A hearing on the proposal will occur Thursday, and Senate Majority Leader Harry Reid, D-Nev., has said the Senate could move quickly to vote on it.

Sanders' bill would make it easier for veterans to receive treatment outside of the VA system if timely care is not available. A preliminary investigation revealed last week that VA facilities have altered medical records to hide delays of nearly four months for patients to see a doctor. The proposal would allow veterans to seek treatment at community health centers, military hospitals, or from private doctors.

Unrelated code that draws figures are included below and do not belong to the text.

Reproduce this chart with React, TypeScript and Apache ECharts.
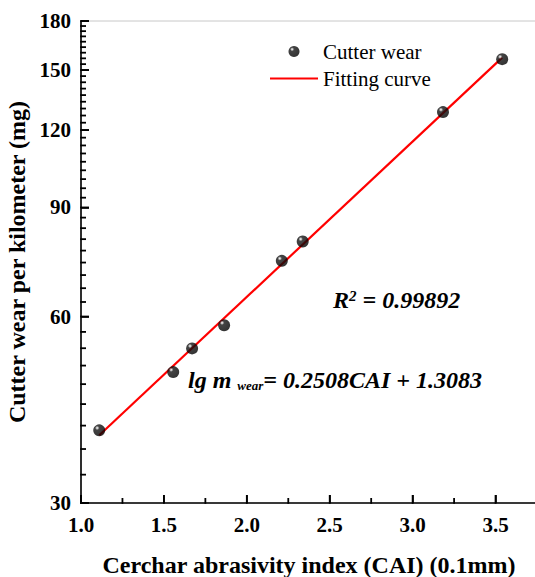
import React, { useEffect, useRef } from 'react';
import * as echarts from 'echarts';

const caiValues = [1.11, 1.556, 1.67, 1.863, 2.211, 2.337, 3.183, 3.54];
const wearValues = [39.3, 48.8, 53.3, 58.1, 73.8, 79.3, 128.3, 156.2];
// Fitting line end points
const fitCai = [1.11, 3.54];
const fitWear = [38.6, 157.1];
// Axis ticks
const yTickLabels = [30, 60, 90, 120, 150, 180];
const xTickLabels = [1.0, 1.5, 2.0, 2.5, 3.0, 3.5];
const xMinorTicks = [1.25, 1.75, 2.25, 2.75, 3.25];
const yMinorPerInterval = 8;

const FONT = '"Liberation Serif", "Times New Roman", Times, serif';
const lg = (v: number) => Math.log10(v);

export default function App() {
  const ref = useRef<HTMLDivElement>(null);
  useEffect(() => {
    if (!ref.current) return;
    const chart = echarts.init(ref.current, undefined, { renderer: 'svg' });

    const yMinor: number[] = [];
    for (let i = 0; i < yTickLabels.length - 1; i++) {
      const a = yTickLabels[i];
      const b = yTickLabels[i + 1];
      const step = (b - a) / (yMinorPerInterval + 1);
      for (let k = 1; k <= yMinorPerInterval; k++) yMinor.push(lg(a + k * step));
    }
    const xMin = 1;
    const yMin = lg(yTickLabels[0]);
    const yMax = lg(yTickLabels[yTickLabels.length - 1]);
    // tick marks: [x, y, direction, length] (0 = on y axis, 1 = on x axis)
    const tickData: number[][] = [
      ...yMinor.map((v) => [xMin, v, 0, 5]),
      ...yTickLabels.map((v) => [xMin, lg(v), 0, 8]),
      ...xMinorTicks.map((v) => [v, yMin, 1, 5]),
      ...xTickLabels.map((v) => [v, yMin, 1, 8]),
    ];

    const gridRect = { left: 81, top: 21, width: 456, height: 482 };
    const axisLineStyle = { color: '#000', width: 1.6 };
    const ball = new echarts.graphic.RadialGradient(0.33, 0.3, 0.75, [
      { offset: 0, color: '#ffffff' },
      { offset: 0.1, color: '#b0b0b0' },
      { offset: 0.24, color: '#151515' },
      { offset: 1, color: '#000000' },
    ]);

    const option: any = {
      animation: false,
      grid: {
        ...gridRect,
        show: true,
        borderColor: '#c8c8c8',
        borderWidth: 1,
        backgroundColor: 'transparent',
        containLabel: false,
        outerBoundsMode: 'none',
      },
      legend: {
        data: [
          { name: 'Cutter wear' },
          { name: 'Fitting curve', icon: 'path://M0,0 L48,0 L48,2.2 L0,2.2 Z' },
        ],
        orient: 'vertical',
        left: 270,
        top: 41,
        padding: 0,
        itemWidth: 48,
        itemHeight: 11,
        itemGap: 6,
        textStyle: { fontFamily: FONT, fontSize: 21, color: '#000', lineHeight: 21 },
      },
      xAxis: {
        type: 'value',
        min: xMin,
        max: 3.75,
        interval: 0.5,
        axisLine: { show: true, onZero: false, lineStyle: axisLineStyle },
        axisTick: { show: true, inside: true, length: 8, lineStyle: axisLineStyle, customValues: xTickLabels },
        axisLabel: {
          customValues: xTickLabels,
          formatter: (v: number) => v.toFixed(1),
          fontFamily: FONT,
          fontWeight: 'bold',
          fontSize: 21,
          color: '#000',
          margin: 11,
        },
        splitLine: { show: false },
        name: 'Cerchar abrasivity index (CAI) (0.1mm)',
        nameLocation: 'middle',
        nameGap: 50,
        nameTextStyle: { fontFamily: FONT, fontWeight: 'bold', fontSize: 24, color: '#000' },
      },
      yAxis: {
        type: 'value',
        min: yMin,
        max: yMax,
        axisLine: { show: true, onZero: false, lineStyle: axisLineStyle },
        axisTick: { show: true, inside: true, length: 8, lineStyle: axisLineStyle, customValues: yTickLabels.map(lg) },
        axisLabel: {
          customValues: yTickLabels.map(lg),
          formatter: (v: number) => String(Math.round(Math.pow(10, v))),
          fontFamily: FONT,
          fontWeight: 'bold',
          fontSize: 21,
          color: '#000',
          margin: 10,
        },
        splitLine: { show: false },
        name: 'Cutter wear per kilometer (mg)',
        nameLocation: 'middle',
        nameGap: 45,
        nameTextStyle: { fontFamily: FONT, fontWeight: 'bold', fontSize: 24, color: '#000' },
      },
      series: [
        {
          name: '__ticks',
          type: 'custom',
          coordinateSystem: 'cartesian2d',
          data: tickData,
          clip: false,
          silent: true,
          z: 5,
          renderItem: (params: any, api: any) => {
            const p = api.coord([api.value(0), api.value(1)]);
            const dir = api.value(2);
            const len = api.value(3);
            return {
              type: 'rect',
              shape:
                dir === 0
                  ? { x: p[0] - 0.8, y: p[1] - 0.9, width: len + 0.8, height: 1.8 }
                  : { x: p[0] - 0.9, y: p[1] - len, width: 1.8, height: len + 0.8 },
              style: { fill: '#000' },
            };
          },
        },
        {
          name: 'Fitting curve',
          type: 'line',
          data: fitCai.map((x, i) => [x, lg(fitWear[i])]),
          symbol: 'none',
          lineStyle: { color: '#ff0000', width: 2.2 },
          itemStyle: { color: '#ff0000' },
          z: 2,
        },
        {
          name: 'Cutter wear',
          type: 'scatter',
          data: caiValues.map((x, i) => [x, lg(wearValues[i])]),
          symbol: 'circle',
          symbolSize: 12,
          itemStyle: { color: ball },
          z: 3,
        },
      ],
      graphic: [
        {
          type: 'text',
          x: 333,
          y: 300,
          style: {
            text: '{a|R}{s|2}{a| = 0.99892}',
            verticalAlign: 'middle',
            rich: {
              a: { fontFamily: FONT, fontSize: 24, fontWeight: 'bold', fontStyle: 'italic', fill: '#000' },
              s: { fontFamily: FONT, fontSize: 15, fontWeight: 'bold', fontStyle: 'italic', fill: '#000', verticalAlign: 'top' },
            },
          },
        },
        {
          type: 'text',
          x: 188,
          y: 380,
          style: {
            text: '{a|lg m }{b|wear}{a|= 0.2508CAI + 1.3083}',
            verticalAlign: 'middle',
            rich: {
              a: { fontFamily: FONT, fontSize: 24, fontWeight: 'bold', fontStyle: 'italic', fill: '#000' },
              b: { fontFamily: FONT, fontSize: 13, fontWeight: 'bold', fontStyle: 'italic', fill: '#000', verticalAlign: 'bottom' },
            },
          },
        },
      ],
    };
    chart.setOption(option);
    return () => chart.dispose();
  }, []);
  return (
    <div
      ref={ref}
      style={{ position: 'fixed', left: 0, top: 0, width: 535, height: 577, background: '#fff' }}
    />
  );
}
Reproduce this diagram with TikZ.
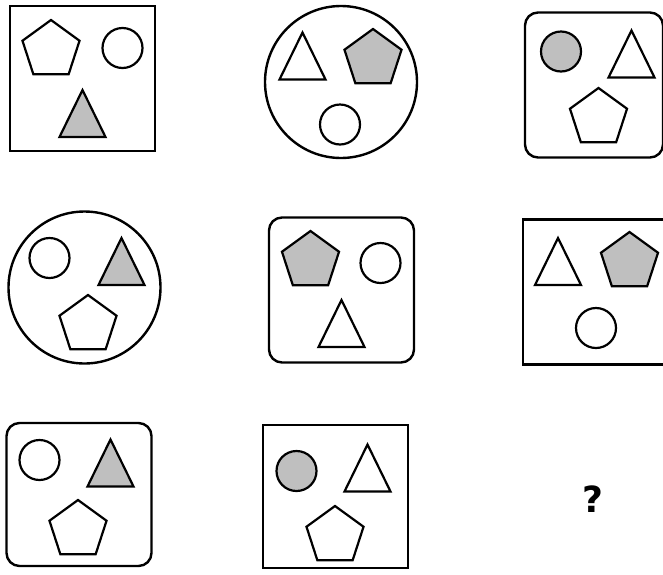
\documentclass[tikz,border=0pt]{standalone}
\usepackage{fontspec}
\newfontfamily\qfont{DejaVu Sans}
\usetikzlibrary{shapes.geometric}

\begin{document}
\begin{tikzpicture}[x=1pt, y=-1pt,
  box/.style={draw, line width=2.4pt, inner sep=0pt, minimum width=145pt, minimum height=145pt},
  rbox/.style={box, rounded corners=13pt},
  ring/.style={draw, circle, line width=2.4pt, inner sep=0pt, minimum size=152pt},
  fig/.style={draw, line width=2.2pt, inner sep=0pt},
  dot/.style={fig, circle, minimum size=40pt},
  pent/.style={fig, regular polygon, regular polygon sides=5, minimum size=60pt},
  shade/.style={fill=gray!50},
  tri/.pic={\draw[line width=2.2pt, pic actions] (-23,24) -- (0,-23) -- (23,24) -- cycle;}
]
  \useasboundingbox (0,0) rectangle (663,574);

  % First row
  \node[box] (f1) at (82.5,78.5) {};
  \node[pent] (p1) at (51,50) {};
  \node[dot] (c1) at (122.5,48) {};
  \pic[shade] (t1) at (82.5,113) {tri};

  \node[ring] (f2) at (341,82) {};
  \pic (t2) at (302.5,55.5) {tri};
  \node[pent, shade] (p2) at (373,59) {};
  \node[dot] (c2) at (340,124.5) {};

  \node[rbox, minimum width=138pt] (f3) at (594,85) {};
  \node[dot, shade] (c3) at (561,51.5) {};
  \pic (t3) at (631.5,53.5) {tri};
  \node[pent] (p3) at (598.5,118) {};

  % Second row
  \node[ring] (f4) at (84.5,287.5) {};
  \node[dot] (c4) at (49.5,258) {};
  \pic[shade] (t4) at (121.5,261) {tri};
  \node[pent] (p4) at (88,325) {};

  \node[rbox] (f5) at (341.5,290) {};
  \node[pent, shade] (p5) at (310.5,261) {};
  \node[dot] (c5) at (380.5,263) {};
  \pic (t5) at (341.5,323) {tri};

  \node[box] (f6) at (595.5,292) {};
  \pic (t6) at (558,261) {tri};
  \node[pent, shade] (p6) at (629.5,262) {};
  \node[dot] (c6) at (596,328) {};

  % Third row, the last cell is the question
  \node[rbox, minimum height=143pt] (f7) at (79,494.5) {};
  \node[dot] (c7) at (39.5,460) {};
  \pic[shade] (t7) at (110.5,462.5) {tri};
  \node[pent] (p7) at (78,530) {};

  \node[box, minimum height=143pt] (f8) at (335.5,496.5) {};
  \node[dot, shade] (c8) at (296.5,471) {};
  \pic (t8) at (367.5,467.5) {tri};
  \node[pent] (p8) at (335,536) {};

  \node[font=\qfont\bfseries\fontsize{36}{36}\selectfont, inner sep=0pt] (q) at (593,499) {?};
\end{tikzpicture}
\end{document}
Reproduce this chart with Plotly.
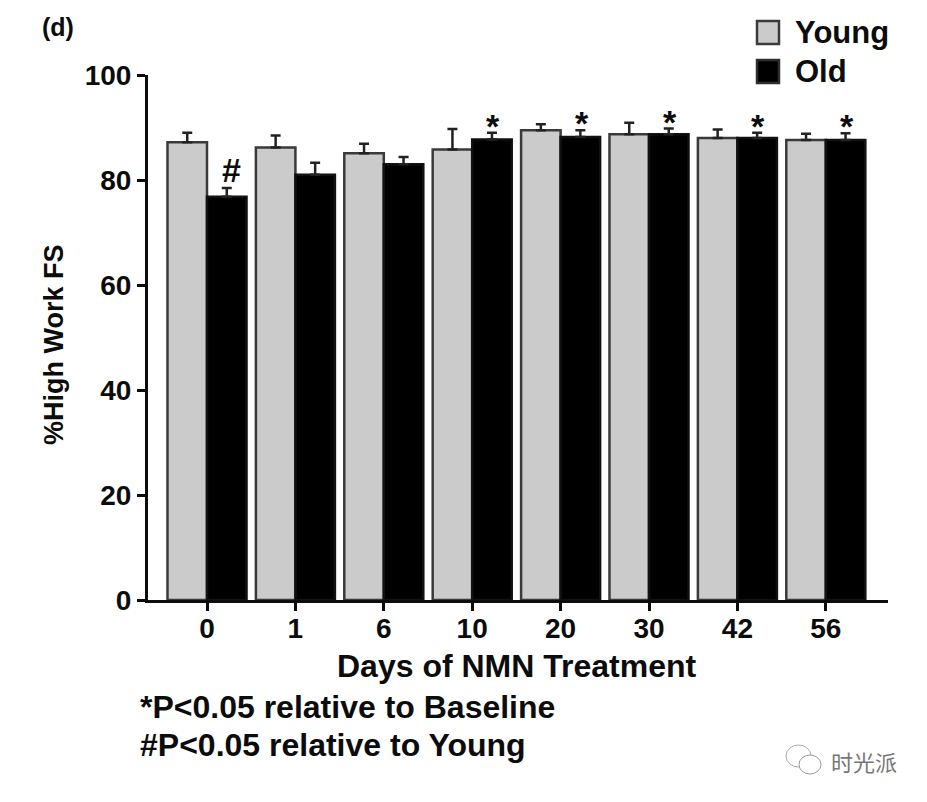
import plotly.graph_objects as go

days = ["0", "1", "6", "10", "20", "30", "42", "56"]
young = [87.2, 86.2, 85.1, 85.8, 89.5, 88.7, 88.0, 87.6]
young_top = [89.0, 88.5, 86.9, 89.7, 90.6, 90.9, 89.6, 88.8]
old = [76.8, 81.0, 83.0, 87.7, 88.2, 88.7, 88.0, 87.6]
old_top = [78.5, 83.3, 84.4, 89.0, 89.5, 89.8, 89.0, 88.9]
marks = ["#", "", "", "*", "*", "*", "*", "*"]
y_ticks = [0, 20, 40, 60, 80, 100]

FONT = "Liberation Sans"
INK = "#0c0c0c"
GREY = "#cbcbcb"
W, H = 927, 802
L, R, T, B = 148, 888, 75, 600

fig = go.Figure()
for name, vals, tops, fill, edge in [("Young", young, young_top, GREY, "#3a3a3a"),
                                     ("Old", old, old_top, "#000000", "#111111")]:
    fig.add_trace(go.Bar(
        x=days, y=vals, name=name, offsetgroup=name,
        marker=dict(color=fill, line=dict(color=edge, width=2.5)),
        error_y=dict(type="data", symmetric=False,
                     array=[t - v for t, v in zip(tops, vals)],
                     arrayminus=[0] * len(vals),
                     color="#222222", thickness=2.5, width=5),
        showlegend=False,
    ))

annotations = []
# significance marks sit above the Old error bars
for i, (m, t) in enumerate(zip(marks, old_top)):
    if m:
        annotations.append(dict(
            x=i, y=t, xref="x", yref="y", text=m, showarrow=False,
            xshift=21 if m == "*" else 24,
            yanchor="bottom", yshift=-14 if m == "*" else -3,
            font=dict(family=FONT, size=34, color=INK, weight="bold")))

def fx(px):
    return (px - L) / (R - L)

def fy(py):
    return (B - py) / (B - T)

def text(px, py, s, size, xanchor="left", family=FONT, color=INK, bold=True, angle=0):
    annotations.append(dict(
        x=fx(px), y=fy(py), xref="paper", yref="paper", textangle=angle,
        text=s, showarrow=False, xanchor=xanchor, yanchor="middle",
        xshift=-1 if xanchor == "left" else 0,
        font=dict(family=family, size=size, color=color, weight="bold" if bold else "normal")))

text(41, 27, "(d)", 25)
text(794, 33, "Young", 31)
text(794, 72, "Old", 31)
text(139, 707, "*P&lt;0.05 relative to Baseline", 32)
text(139, 745, "#P&lt;0.05 relative to Young", 32)
text(54, 345, "%High Work FS", 27, xanchor="center", angle=-90)
text(517, 666, "Days of NMN Treatment", 32, xanchor="center")
text(830, 761, "时光派", 22, family="Noto Sans CJK SC", color="#777777", bold=False)

shapes = [
    dict(type="rect", xref="paper", yref="paper", x0=fx(757), x1=fx(779), y0=fy(44), y1=fy(21),
         fillcolor=GREY, line=dict(color="#3a3a3a", width=2.5)),
    dict(type="rect", xref="paper", yref="paper", x0=fx(757), x1=fx(779), y0=fy(83), y1=fy(60),
         fillcolor="#000000", line=dict(color="#2e2e2e", width=2.5)),
    dict(type="circle", xref="paper", yref="paper", x0=fx(786), x1=fx(811), y0=fy(767), y1=fy(745),
         fillcolor="white", line=dict(color="#aaaaaa", width=1)),
    dict(type="circle", xref="paper", yref="paper", x0=fx(799), x1=fx(821), y0=fy(774), y1=fy(755),
         fillcolor="white", line=dict(color="#999999", width=1)),
]

left = (207 - L) / 88.4
right = (R - 207) / 88.4
fig.update_layout(
    width=W, height=H,
    margin=dict(l=L, r=W - R, t=T, b=H - B, pad=0),
    paper_bgcolor="white", plot_bgcolor="white",
    barmode="group", bargap=0.106, bargroupgap=0,
    font=dict(family=FONT, color=INK),
    xaxis=dict(type="category", categoryorder="array", categoryarray=days,
               range=[-left, right], showline=True, linecolor=INK, linewidth=3,
               ticks="outside", ticklen=8, tickwidth=3, tickcolor=INK, ticklabelstandoff=-7,
               tickfont=dict(size=28, family=FONT, weight="bold", color=INK),
               showgrid=False, zeroline=False),
    yaxis=dict(range=[0, 100], tickvals=y_ticks, showline=True, linecolor=INK, linewidth=3,
               ticks="outside", ticklen=8, tickwidth=3, tickcolor=INK,
               tickfont=dict(size=28, family=FONT, weight="bold", color=INK),
               showgrid=False, zeroline=False),
    annotations=annotations, shapes=shapes,
)
fig.write_html("out.html", config=dict(displayModeBar=False),
               post_script="document.body.style.margin='0';")
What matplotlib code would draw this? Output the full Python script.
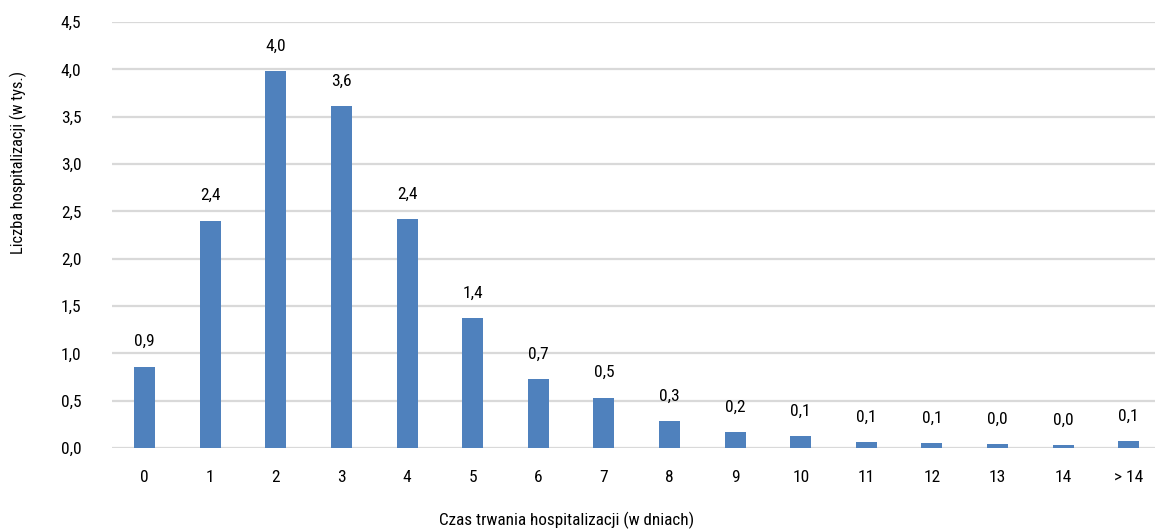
import matplotlib.pyplot as plt
from matplotlib import font_manager

# dane: liczba hospitalizacji (w tys.) wg czasu trwania
categories = ["0", "1", "2", "3", "4", "5", "6", "7", "8", "9", "10", "11", "12", "13", "14", "> 14"]
values = [0.86, 2.40, 3.98, 3.61, 2.42, 1.37, 0.73, 0.53, 0.28, 0.17, 0.124, 0.063, 0.052, 0.042, 0.028, 0.074]
y_ticks = [0.0, 0.5, 1.0, 1.5, 2.0, 2.5, 3.0, 3.5, 4.0, 4.5]

names = {f.name for f in font_manager.fontManager.ttflist}
fam = [f for f in ["Liberation Sans Narrow", "Roboto Condensed", "Liberation Sans"] if f in names]
plt.rcParams['font.family'] = fam + ['DejaVu Sans']

fig = plt.figure(figsize=(11.55, 5.29), dpi=100)
ax = fig.add_axes([112 / 1155, 81 / 529, 1 - 112 / 1155, (448 - 22) / 529])

x = list(range(len(categories)))
bars = ax.bar(x, values, width=0.32, color="#4F81BD", zorder=3)

for xi, v in zip(x, values):
    ax.annotate(f"{v:.1f}".replace(".", ","), (xi, v), xytext=(0, 25),
                textcoords="offset pixels", ha="center", va="center", fontsize=12.5)

ax.set_xlim(-0.5, 15.4)
ax.set_ylim(0, 4.5)
ax.set_yticks(y_ticks)
ax.set_yticklabels([f"{t:.1f}".replace(".", ",") for t in y_ticks], fontsize=12.5)
ax.set_xticks(x)
ax.set_xticklabels(categories, fontsize=12.5)
ax.tick_params(length=0)
ax.tick_params(axis="x", pad=16)
ax.tick_params(axis="y", pad=22)
ax.grid(axis="y", color="#D9D9D9", linewidth=1.6, zorder=0)
for s in ax.spines.values():
    s.set_visible(False)

fig.text(567 / 1155, 1 - 520 / 529, "Czas trwania hospitalizacji (w dniach)", ha="center", va="center", fontsize=12.3)
fig.text(18 / 1155, 1 - 162 / 529, "Liczba hospitalizacji (w tys.)", ha="center", va="center", rotation=90, fontsize=11.8)

fig.savefig("out.png", dpi=100)
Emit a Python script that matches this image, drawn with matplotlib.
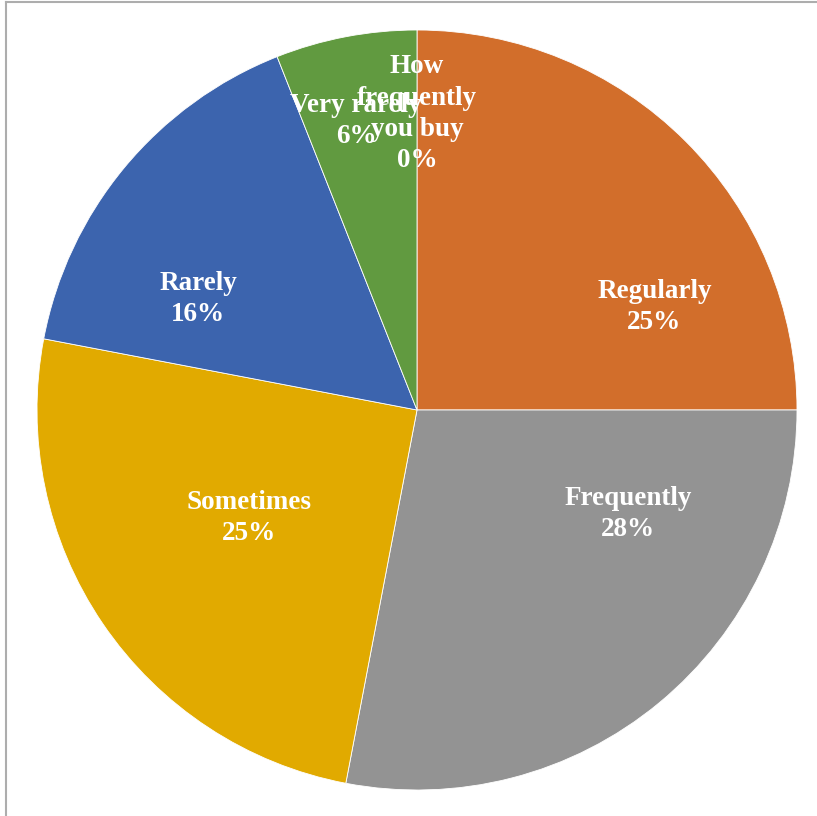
import matplotlib.pyplot as plt
from matplotlib.lines import Line2D

# survey answers, clockwise from 12 o'clock
labels = ['How\nfrequently\nyou buy', 'Regularly', 'Frequently', 'Sometimes', 'Rarely', 'Very rarely']
shares = [0, 25, 28, 25, 16, 6]
colors = ['#4472C4', '#D26E2B', '#939393', '#E1AA00', '#3C64AE', '#619A40']

# where each data label sits (in units of the radius)
label_pos = [(0.0, 0.78), (0.625, 0.272), (0.555, -0.274), (-0.442, -0.284), (-0.576, 0.292), (-0.16, 0.76)]

W, H = 817, 816
fig = plt.figure(figsize=(W / 100, H / 100), dpi=100)
cx, cy, r = 417, 410, 380
ax = fig.add_axes([(cx - r) / W, (H - cy - r) / H, 2 * r / W, 2 * r / H])

ax.pie(shares, colors=colors, startangle=90, counterclock=False, radius=1,
       wedgeprops=dict(edgecolor='white', linewidth=0.6))
ax.set_xlim(-1, 1)
ax.set_ylim(-1, 1)
ax.set_aspect('equal')
ax.axis('off')

for lab, val, (x, y) in zip(labels, shares, label_pos):
    ax.text(x, y, f'{lab}\n{val}%', ha='center', va='center', color='white',
            fontsize=19.5, fontweight='bold', family='Liberation Serif', linespacing=1.32)

# chart area frame (only left and top edges show)
fig.add_artist(Line2D([6 / W, 6 / W], [0, 1 - 1.5 / H], color='#ADADAD', lw=1.5))
fig.add_artist(Line2D([6 / W, 1], [1 - 1.5 / H, 1 - 1.5 / H], color='#ADADAD', lw=1.5))

fig.savefig('out.png', dpi=100)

It requires the VA to begin "agile development" of new administrative software to better process patients and monitor wait times to be completed by March 2016. The proposal also authorizes the VA to lease 27 new health facilities across 18 states and Puerto Rico, as well as includes additional funding to hire health care providers to address systemic shortages in available care. It also includes college loan forgiveness for doctors and nurses who go work at the VA.

Republicans have been pressuring the Senate to vote on a House-passed measure that would grant the VA secretary more authority to fire people, and Sanders' proposal includes similar language. However, the package is likely to be met with some measure of GOP resistance because it requires additional spending.

Sanders does not include a price tag in his initial proposal, but leading House Republicans, including Veterans Affairs Chairman Jeff Miller, R-Fla., are resistant to authorizing more money to fix the problem. The most recent House-passed spending bill includes a total of $158.2 billion in funding, an increase of $10.3 billion from the previous fiscal year.

House Republicans have already approved bills to grant greater firing authority and end bonuses for senior executives. Miller is working on legislation that would also make it easier for veterans to seek treatment outside of the VA system if they've been waiting longer than 30 days.

Sanders' proposal also includes reforms that are outside the scope of the problems surrounding wait times. For example, his proposal would expand coverage to veterans who have suffered spinal cord, reproductive or urinary tract injuries to help start a family, as well as improve care for victims of sexual assault. Another proposal would make certain that veterans get in-state tuition rates for college.